Progress beyond the state of the art and expected potential impact (including the socio-economic impact and the wider societal implications of the project so far)

The tool developed to assess the sustainability of sheep and goat farms is novel because it provides thorough and flexible assessments of a sector that has rarely been investigated. Identifying the sustainability of diverse farm types is identifing systems, management and innovation that increase farm profitability, help develop future strategies for further improvement of farming business and the overall quality of farmer's ’life. The priorities for improving farm/livestock management, technical issues, socio-economics, market and supply chain and policy were identified in farmer interviews and will be further explored using current farmer surveys.
Increased consumption of sheep and goats products are expected from consumers willingness to pay and consume goat and sheep food products (meat, dairy), assessment of retailers attitudes towards sheep and goat products and innovative approaches to goat and sheep supply chains.
The potential impacts of climate change on small ruminants production systems in Europe potential adaptation measures have been reviewed.
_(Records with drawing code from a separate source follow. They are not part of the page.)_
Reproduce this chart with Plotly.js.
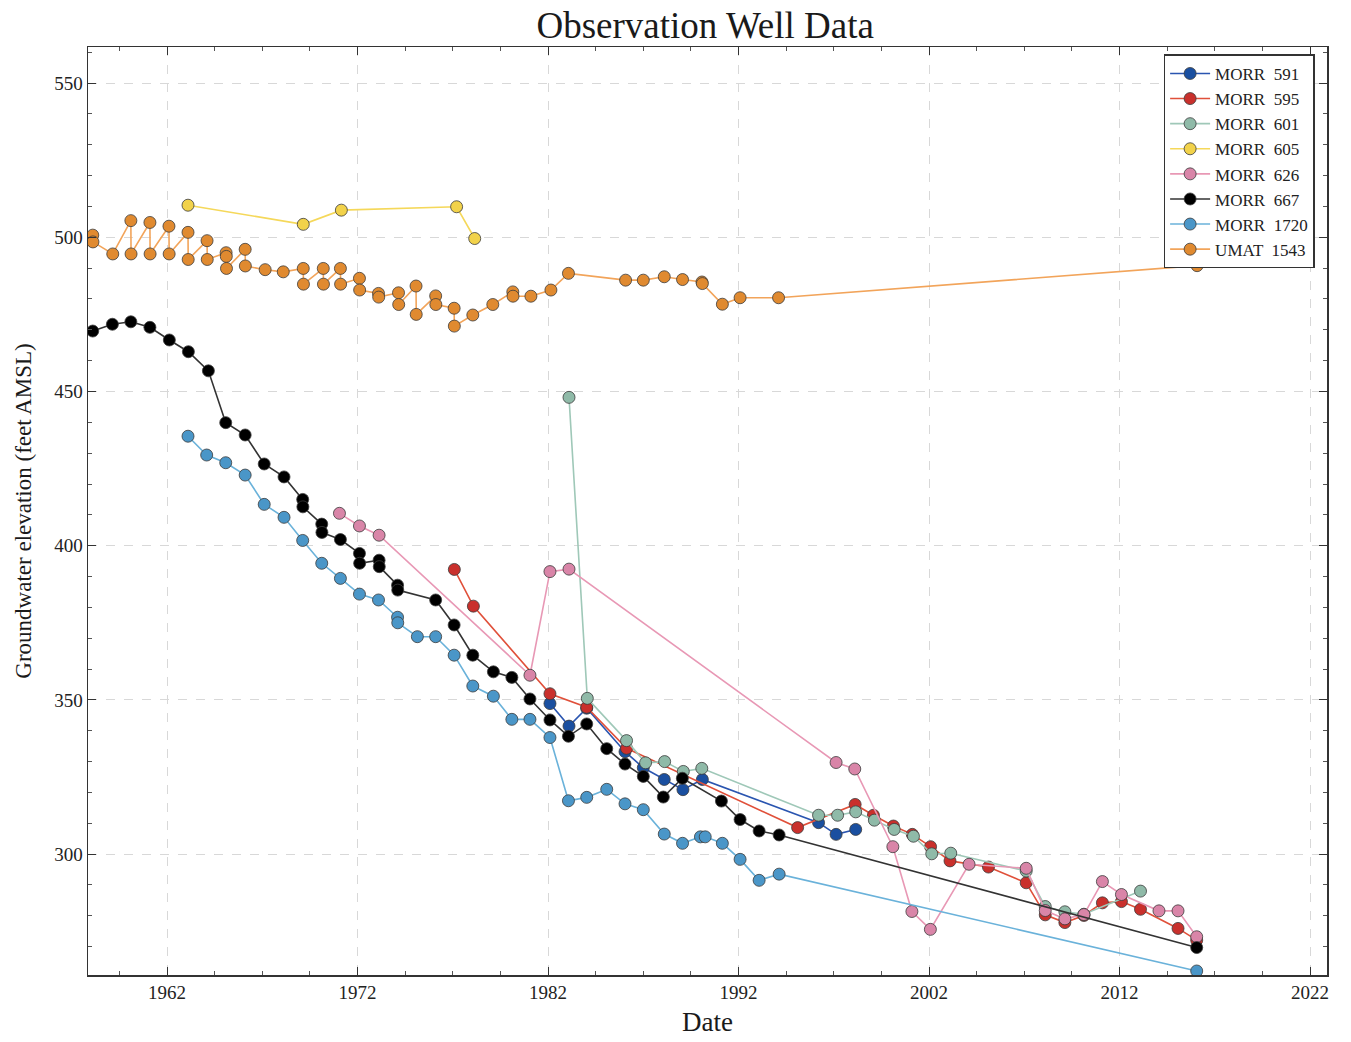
<!DOCTYPE html>
<html>
<head>
<meta charset="utf-8">
<script src="https://cdn.plot.ly/plotly-3.0.1.min.js"></script>
<style>html,body{margin:0;padding:0;background:#fff;}#chart{width:1351px;height:1042px;}</style>
</head>
<body>
<div id="chart"></div>
<script>
// ---- Data (decimal year, groundwater elevation ft AMSL) ----
const morr591_x = [1982.1, 1983.1, 1984.03, 1986.04, 1987.0, 1988.1, 1989.08, 1990.1, 1996.2, 1997.12, 1998.15];
const morr591_y = [348.8, 341.5, 347.3, 333.2, 328.0, 324.2, 320.9, 324.2, 310.2, 306.4, 308.0];

const morr595_x = [1977.08, 1978.08, 1982.1, 1984.03, 1986.12, 1995.1, 1998.12, 1999.08, 2000.13, 2001.12, 2002.08, 2003.1, 2005.12, 2007.1, 2008.1, 2009.13, 2010.13, 2011.1, 2012.1, 2013.1, 2015.07, 2016.05];
const morr595_y = [392.3, 380.4, 352.0, 347.6, 334.3, 308.6, 316.1, 312.6, 309.1, 306.4, 302.4, 297.8, 295.8, 290.7, 280.3, 277.8, 280.1, 284.2, 284.6, 282.1, 275.9, 272.1];

const morr601_x = [1983.1, 1984.06, 1986.12, 1987.12, 1988.12, 1989.1, 1990.07, 1996.2, 1997.2, 1998.15, 1999.13, 2000.17, 2001.18, 2002.14, 2003.14, 2007.1, 2008.1, 2009.13, 2010.13, 2013.1];
const morr601_y = [448.1, 350.5, 336.8, 329.6, 330.0, 326.8, 327.8, 312.6, 312.6, 313.7, 311.0, 308.0, 305.8, 300.1, 300.3, 294.5, 283.0, 281.3, 280.5, 288.0];

const morr605_x = [1963.1, 1969.15, 1971.15, 1977.2, 1978.15];
const morr605_y = [510.4, 504.2, 508.8, 509.9, 499.6];

const morr626_x = [1971.05, 1972.1, 1973.13, 1981.05, 1982.1, 1983.1, 1997.12, 1998.1, 2000.1, 2001.1, 2002.07, 2004.1, 2007.1, 2008.1, 2009.13, 2010.13, 2011.1, 2012.1, 2014.07, 2015.07, 2016.05];
const morr626_y = [410.5, 406.4, 403.4, 358.0, 391.6, 392.4, 329.7, 327.6, 302.4, 281.4, 275.6, 296.7, 295.4, 281.7, 279.0, 280.4, 291.1, 286.9, 281.6, 281.6, 273.2];

const morr667_x = [1958.1, 1959.13, 1960.1, 1961.1, 1962.12, 1963.12, 1964.17, 1965.08, 1966.1, 1967.1, 1968.14, 1969.12, 1969.13, 1970.12, 1970.13, 1971.1, 1972.1, 1972.11, 1973.13, 1973.14, 1974.1, 1974.11, 1976.1, 1977.07, 1978.05, 1979.13, 1980.1, 1981.05, 1982.1, 1983.07, 1984.03, 1985.08, 1986.04, 1987.0, 1988.05, 1989.05, 1991.1, 1992.08, 1993.08, 1994.13, 2016.05];
const morr667_y = [469.6, 471.8, 472.6, 470.8, 466.7, 462.9, 456.7, 439.9, 435.9, 426.5, 422.3, 415.0, 412.6, 407.0, 404.3, 402.0, 397.5, 394.3, 395.3, 393.2, 387.2, 385.6, 382.4, 374.3, 364.5, 359.1, 357.3, 350.3, 343.5, 338.2, 342.2, 334.2, 329.2, 325.2, 318.5, 324.6, 317.2, 311.2, 307.5, 306.2, 269.7];

const morr1720_x = [1963.1, 1964.08, 1965.08, 1966.1, 1967.1, 1968.14, 1969.12, 1970.12, 1971.1, 1972.1, 1973.1, 1974.1, 1974.11, 1975.14, 1976.1, 1977.07, 1978.05, 1979.13, 1980.1, 1981.05, 1982.1, 1983.07, 1984.03, 1985.08, 1986.04, 1987.0, 1988.1, 1989.06, 1990.0, 1990.25, 1991.15, 1992.08, 1993.08, 1994.13, 2016.05];
const morr1720_y = [435.5, 429.4, 426.9, 422.9, 413.4, 409.2, 401.7, 394.3, 389.4, 384.3, 382.4, 376.8, 375.0, 370.5, 370.5, 364.5, 354.5, 351.2, 343.7, 343.7, 337.8, 317.3, 318.4, 321.0, 316.3, 314.4, 306.5, 303.5, 305.6, 305.6, 303.5, 298.3, 291.5, 293.5, 262.1];

const umat1543_x = [1958.1, 1958.11, 1959.15, 1960.1, 1960.11, 1961.1, 1961.11, 1962.1, 1962.11, 1963.1, 1963.11, 1964.1, 1964.11, 1965.1, 1965.11, 1965.12, 1966.1, 1966.11, 1967.15, 1968.1, 1969.15, 1969.16, 1970.2, 1970.21, 1971.1, 1971.11, 1972.1, 1972.11, 1973.1, 1973.11, 1974.15, 1974.16, 1975.07, 1975.08, 1976.1, 1976.11, 1977.07, 1977.08, 1978.05, 1979.1, 1980.15, 1980.16, 1981.1, 1982.15, 1983.07, 1986.07, 1987.0, 1988.1, 1989.06, 1990.08, 1990.1, 1991.15, 1992.08, 1994.1, 2016.07];
const umat1543_y = [500.7, 498.5, 494.6, 505.4, 494.6, 504.8, 494.6, 503.6, 494.6, 501.6, 492.8, 498.9, 492.8, 495.0, 493.8, 489.9, 496.1, 490.7, 489.5, 488.8, 489.9, 484.8, 489.9, 484.8, 489.9, 484.8, 486.7, 482.9, 481.8, 480.6, 482.0, 478.2, 484.2, 475.0, 481.0, 478.2, 477.0, 471.2, 474.8, 478.2, 482.3, 480.9, 480.9, 482.9, 488.3, 486.1, 486.1, 487.2, 486.3, 485.5, 485.0, 478.3, 480.4, 480.4, 490.8];

// ---- Traces ----
function tr(name, x, y, mcol, lcol) {
  return {
    type: 'scatter', mode: 'lines+markers', name: name, x: x, y: y,
    line: {color: lcol, width: 1.6},
    marker: {color: mcol, size: 12, line: {color: 'rgba(60,60,60,0.8)', width: 1}}
  };
}
const traces = [
  tr('MORR  591', morr591_x, morr591_y, '#1a4fa0', '#2a55b0'),
  tr('MORR  595', morr595_x, morr595_y, '#c9302c', '#e0503a'),
  tr('MORR  601', morr601_x, morr601_y, '#8fbaa8', '#9fc8b8'),
  tr('MORR  605', morr605_x, morr605_y, '#f2d24a', '#f5d85a'),
  tr('MORR  626', morr626_x, morr626_y, '#d985a8', '#e898b5'),
  tr('MORR  667', morr667_x, morr667_y, '#000000', '#333333'),
  tr('MORR  1720', morr1720_x, morr1720_y, '#4a96c8', '#6ab2da'),
  tr('UMAT  1543', umat1543_x, umat1543_y, '#e08a30', '#f2a45a')
];

const serif = 'Liberation Serif, Times New Roman, serif';
const layout = {
  width: 1351, height: 1042,
  paper_bgcolor: '#ffffff', plot_bgcolor: '#ffffff',
  margin: {l: 88, r: 24, t: 47, b: 67},
  title: {text: 'Observation Well Data', x: 0.522, xanchor: 'center', y: 0.976, yanchor: 'middle',
          font: {family: serif, size: 37, color: '#1a1a1a'}},
  showlegend: true,
  legend: {x: 0.99, y: 0.992, xanchor: 'right', yanchor: 'top',
           bgcolor: '#ffffff', bordercolor: '#333', borderwidth: 1.5,
           font: {family: serif, size: 17, color: '#222'}, tracegroupgap: 0, itemwidth: 40},
  xaxis: {
    range: [1957.85, 2022.89], tick0: 1962, dtick: 10, tickformat: 'd',
    showgrid: true, gridcolor: '#d8d8d8', griddash: 'dash', gridwidth: 1,
    zeroline: false, showline: true, linecolor: '#333', linewidth: 1.5, mirror: 'ticks',
    ticks: 'inside', ticklen: 8, tickcolor: '#333',
    minor: {dtick: 2.5, tick0: 1962, ticks: 'inside', ticklen: 4, tickcolor: '#555', showgrid: false},
    tickfont: {family: serif, size: 19, color: '#222'},
    title: {text: 'Date', font: {family: serif, size: 27, color: '#1a1a1a'}, standoff: 10}
  },
  yaxis: {
    range: [260.8, 561.7], tick0: 300, dtick: 50,
    showgrid: true, gridcolor: '#d8d8d8', griddash: 'dash', gridwidth: 1,
    zeroline: false, showline: true, linecolor: '#333', linewidth: 1.5, mirror: 'ticks',
    ticks: 'inside', ticklen: 8, tickcolor: '#333',
    minor: {dtick: 10, tick0: 300, ticks: 'inside', ticklen: 4, tickcolor: '#555', showgrid: false},
    tickfont: {family: serif, size: 19, color: '#222'},
    title: {text: 'Groundwater elevation (feet AMSL)', font: {family: serif, size: 23, color: '#1a1a1a'}, standoff: 16}
  }
};
Plotly.newPlot('chart', traces, layout, {displayModeBar: false, staticPlot: true});
</script>
</body>
</html>
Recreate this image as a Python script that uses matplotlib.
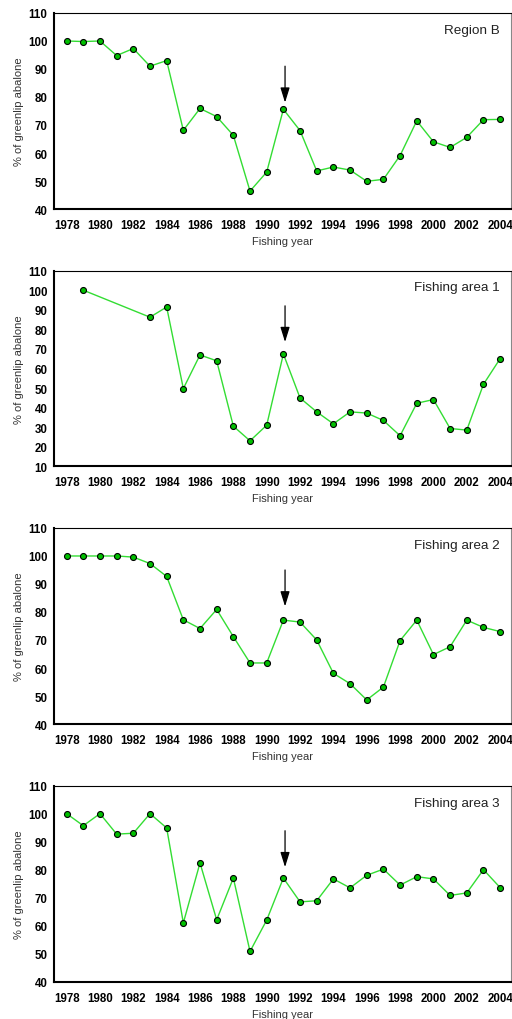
import matplotlib
matplotlib.use("Agg")
import matplotlib.pyplot as plt

plt.rcParams['font.family'] = ['Liberation Sans', 'DejaVu Sans']

years_b = list(range(1978, 2005))
region_b = [100, 99.8, 100, 94.8, 97.3, 91, 93, 68.1, 75.9, 73, 66.3, 46.4, 53.2,
            75.6, 68, 53.6, 55, 53.9, 49.9, 50.6, 59.1, 71.5, 64, 62, 65.6, 71.9, 72]

years_1 = [1979] + list(range(1983, 2005))
area_1 = [100, 86.2, 91.4, 49.7, 66.9, 63.9, 30.5, 23, 31, 67.4, 44.9, 37.8, 31.7,
          37.8, 37.2, 33.4, 25.6, 42.2, 44.1, 29.3, 28.5, 51.9, 65]

years_2 = list(range(1978, 2005))
area_2 = [100, 100, 100, 100, 99.6, 97.3, 92.7, 77.2, 74.1, 80.9, 71.2, 61.8, 61.8,
          77.1, 76.4, 70, 58.1, 54.4, 48.6, 53.2, 69.8, 77.1, 64.8, 67.6, 77.1, 74.5, 73]

years_3 = list(range(1978, 2005))
area_3 = [100.1, 95.8, 100.1, 92.8, 93.1, 100.1, 95, 61.1, 82.5, 62.2, 77.1, 50.9, 62.1,
          77.1, 68.6, 69, 76.8, 73.6, 78.1, 80.3, 74.6, 77.6, 76.8, 70.9, 71.8, 80.1, 73.7]

titles = ["Region B", "Fishing area 1", "Fishing area 2", "Fishing area 3"]
ylims = [(40, 110), (10, 110), (40, 110), (40, 110)]
arrow_from = [91, 92, 95, 94]
arrow_to = [78, 73.5, 82, 81]
xticks = list(range(1978, 2005, 2))

series = [(years_b, region_b), (years_1, area_1), (years_2, area_2), (years_3, area_3)]

fig = plt.figure(figsize=(5.12, 10.2), dpi=100)
bottoms = [0.7941, 0.5419, 0.2892, 0.0363]
heights = [0.1922, 0.1918, 0.1922, 0.1922]

for i, (xs, ys) in enumerate(series):
    ax = fig.add_axes([0.106, bottoms[i], 0.892, heights[i]])
    ax.plot(xs, ys, color='#33dd33', lw=1.0, marker='o', markersize=4.3,
            markerfacecolor='#00c000', markeredgecolor='black', markeredgewidth=0.8,
            zorder=3)
    lo, hi = ylims[i]
    ax.set_ylim(lo, hi)
    ax.set_yticks(list(range(lo, hi + 1, 10)))
    ax.set_xlim(1977.26, 2004.65)
    ax.set_xticks(xticks)
    ax.tick_params(length=0, labelsize=8.3)
    ax.tick_params(axis='y', pad=5)
    ax.tick_params(axis='x', pad=7)
    for lab in ax.get_xticklabels() + ax.get_yticklabels():
        lab.set_fontweight('bold')
    for side in ['left', 'bottom']:
        ax.spines[side].set_linewidth(1.5)
    ax.spines['top'].set_linewidth(0.8)
    ax.spines['right'].set_linewidth(0.8)
    ax.spines['right'].set_color('#888888')
    ax.set_xlabel("Fishing year", fontsize=8, color='#333333', labelpad=3.5)
    ax.set_ylabel("% of greenlip abalone", fontsize=8, color='#333333', labelpad=3)
    ax.text(0.976, 0.915, titles[i], transform=ax.transAxes, ha='right', va='center',
            fontsize=9.7, color='#222222')
    ax.annotate("", xy=(1991.1, arrow_to[i]), xytext=(1991.1, arrow_from[i]),
                arrowprops=dict(arrowstyle='-|>,head_length=0.9,head_width=0.28',
                                color='black', lw=0.9, shrinkA=0, shrinkB=0))

fig.savefig("out.png", dpi=100)
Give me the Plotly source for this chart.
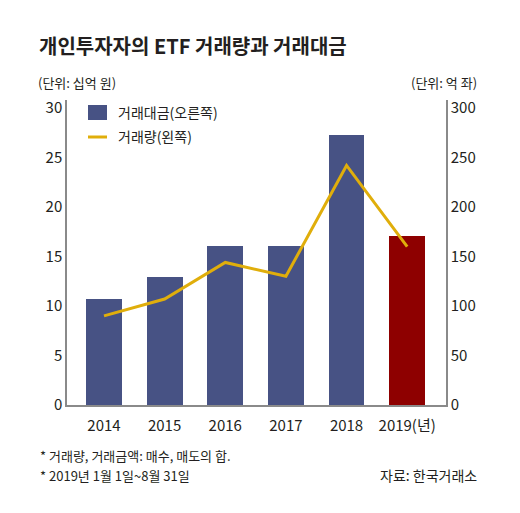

The effects of climate change on pastures in Europe have been analysed and effects on animals will be assessed. These effects will help make farms resilience to climate change and improve animal welfare.
Testing how innovation affects the economic, animal welfare, social and environmental sustainability of farms using case studies and farm modelling. Guidelines will be provided to sheep and goat sectors about how to make farms easier to manage, more profitable, improve welfare of animals and reduce environmental impacts. Sustainable farms will encourage more young farmers into the industry and their return into isolated regions impacting on local economies.
Breeding solutions including resilience traits into breeding strategies and the utility of local breeds will improve the efficiency and profitability of sheep and goat farms. Practical recommendations and guidelines will enhance animal resilience and adaptability which will improve their health and welfare, boost consumer confidence and acceptance, promote the utility of local resources and underpin social well-being. All of this research is using a multi-actor approach between industry and research will make guidelines and recommendations relevant to EU sheep and goat sectors.